Alessandro Marini durante la degustazione
All’assaggio del 2015 e del 2018, si ritrovano vini dalla spinta acida promettente, con note similari al naso in prima battuta. Con le 2016 e 2017 siamo al cospetto di sorsi figli d’annata, in cui si vive l’andamento del clima, del suo equilibrio e perfezione, nel primo caso, mentre di un inverno mite e siccità nel secondo. Si vola davvero in un altro emisfero con il Lux sedici che gode però, come gli altri, di un medesimo protocollo di vinificazione ossia di una fermentazione in cemento e di un passaggio in barrique di rovere francese nuove per 24 mesi in cui avviene la malolattica.
Si parla in ogni caso di un vino esclusivo, per pochi; sono appena seimila le bottiglie prodotte annue, che da tre anni vengono curate dal trentenne enologo Alessandro Marini che, dopo svariate esperienze presso importanti Château nel Bordeaux (rive gauche e rive droite), ha scelto di accettare la sfida a Montalcino.
DEGUSTAZIONE
LUX VITIS 2015
È come una sorta di eterno ritorno quello del 2015 che resta minerale, con il respiro del frutto che è come entrare in un mare profondo per viverlo, tra le sue correnti fredde e calde. È da vivere una vita o un paio di ore. Bisogna lasciare le apparenze di una prima chiusura per entrare in un’idea di aromi vegetali e ferrosi, salsedine e muschio poi spenti da una polpa matura.
LUX VITIS 2016
Si percepisce l’effetto climatico, il sorso rappresenta una sicurezza, il tannino si mastica, e diverte ogni millisecondo. É una conquista per il frutto che si mangia, con la sua fragranza, la struttura per farla diventare ancora più solida a bella, sin dalla gioventù.

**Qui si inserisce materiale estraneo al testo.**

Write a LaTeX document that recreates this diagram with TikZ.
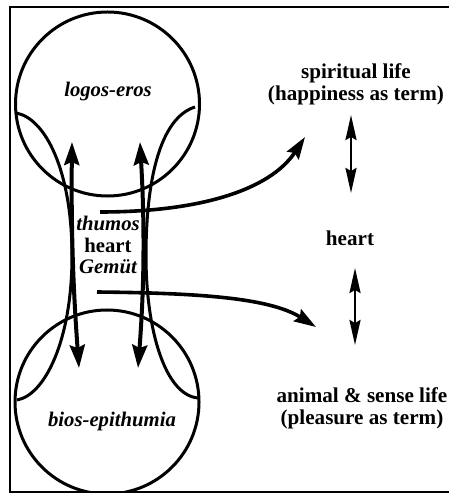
\documentclass[tikz,border=0pt]{standalone}
\usepackage{fontspec}
\setmainfont{Liberation Serif}
\usetikzlibrary{arrows.meta}

\begin{document}
\begin{tikzpicture}[
    x=0.5bp, y=-0.5bp,
    font=\fontsize{10.4}{11}\selectfont\bfseries,
    soul/.style={draw, circle, line width=1.5bp, inner sep=0pt, minimum size=92bp},
    tag/.style={align=center, inner sep=1pt},
    side/.style={tag, font=\fontsize{10.6}{11.2}\selectfont\bfseries},
    neck/.style={line width=1.5bp},
    flow/.style={line width=1.8bp, -{Stealth[length=11bp, width=7bp, inset=1.5bp]}},
    twoway/.style={line width=2bp, {Stealth[length=11.5bp, width=7.5bp, inset=1.5bp]}-{Stealth[length=11.5bp, width=7.5bp, inset=1.5bp]}},
    rel/.style={line width=1.2bp, {Stealth[length=12.5bp, width=5.5bp, inset=1.5bp]}-{Stealth[length=12.5bp, width=5.5bp, inset=1.5bp]}},
  ]
    \useasboundingbox (0,0) rectangle (449,493);

    % frame (open on the right)
    \draw[line width=1.2bp] (449,7) -- (10,7) -- (10,492) -- (449,492);

    % the two souls
    \node[soul] (logos) at (107.5,104) {};
    \node[soul] (bios) at (107,402) {};
    \node[tag] (logostxt) at (108,92) {\itshape logos-eros};
    \node[tag] (biostxt) at (112,422) {\itshape bios-epithumia};

    % the neck between them
    \draw[neck] (16,113) .. controls (45,118) and (72,170) .. (72,256)
                        .. controls (72,340) and (45,395) .. (17,400);
    \draw[neck] (195,107) .. controls (160,118) and (146,180) .. (146,256)
                         .. controls (146,330) and (165,395) .. (198,398);

    \node[tag] (mid) at (108,245) {\itshape thumos\\heart\\\itshape Gem\"ut};

    % up and down through the neck
    \coordinate (lt) at (72,142);
    \coordinate (lb) at (79,368);
    \coordinate (rt) at (140,142);
    \coordinate (rb) at (138,368);
    \draw[twoway] (lt) .. controls (71,240) and (74,300) .. (lb);
    \draw[twoway] (rt) .. controls (145,230) and (144,290) .. (rb);

    % right column
    \node[side] (spirit) at (356,84) {spiritual life\\(happiness as term)};
    \node[side] (heart) at (350,238) {heart};
    \node[side] (animal) at (362,408) {animal \& sense life\\(pleasure as term)};

    \coordinate (s1) at (351,115);
    \coordinate (s2) at (351,193);
    \coordinate (a1) at (355,268);
    \coordinate (a2) at (355,345);
    \draw[rel] (s1) -- (s2);
    \draw[rel] (a1) -- (a2);

    % out of the heart
    \coordinate (upfrom) at (100,212);
    \coordinate (upto) at (305,137);
    \coordinate (downfrom) at (97,292);
    \coordinate (downto) at (316,327);
    \draw[flow] (upfrom) .. controls (200,212) and (270,190) .. (upto);
    \draw[flow] (downfrom) .. controls (200,293) and (270,298) .. (downto);
  \end{tikzpicture}
\end{document}
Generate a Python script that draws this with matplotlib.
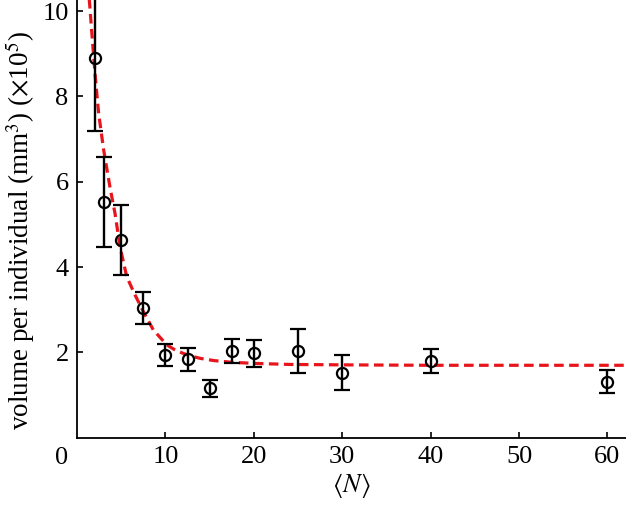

Una grande esuberanza e freschezza con tocchi balsamici che pizzicano, si fanno tesi e si amplificano.
LUX VITIS 2017
Si incrementa la percentuale di Sangiovese in questa annata, l’acidità è dirompente, come la prima esplosione, al naso, dei frutti, spicca l’eucalipto e subito le sensazioni iodate seguite da peonie e rose secche. Si libera su sensazioni torbate, concentrando ed esaurendo la sua potenza materica in favore di quella più strutturale, giocando sui tannini e l’astringenza.
LUX VITIS 2018
Ha tutto quello che ci si aspetta da un vino che nasce in altezze più importanti (400 metri s.l.m.), e tra i vini in batteria è certamente il più vibrante, acceso. Si fa strada tra le sue campiture forti e strutturate, visibili già nel colore. In realtà ha in sé una prospettiva assai lineare e profonda, presagio di un percorso che è appena al suo inizio. Non si deve confondere il ritorno tannico e pepato in un arrivo, ma in una splendida promessa anticipata da quelle note al naso ferrose, di pietra, polvere di cannella che si trasformano in un gusto che distrae in principio per la sua parte più chiusa che vira poi, ancora e ancora, in una pioggia di bacche rosse dolce. Allo scioglimento della prossima nevicata, ovunque voi siate, il vino saprà aprirsi e raccontarvi di un nervo salace che tiene nascosto, come protetto, uno strato da esprimere per portare il palato a percepire una nuova dimensione, più stratificata, che è proprio quella che, forse, Lux vuole raggiungere. E che con la 2018 si inizia a intravedere.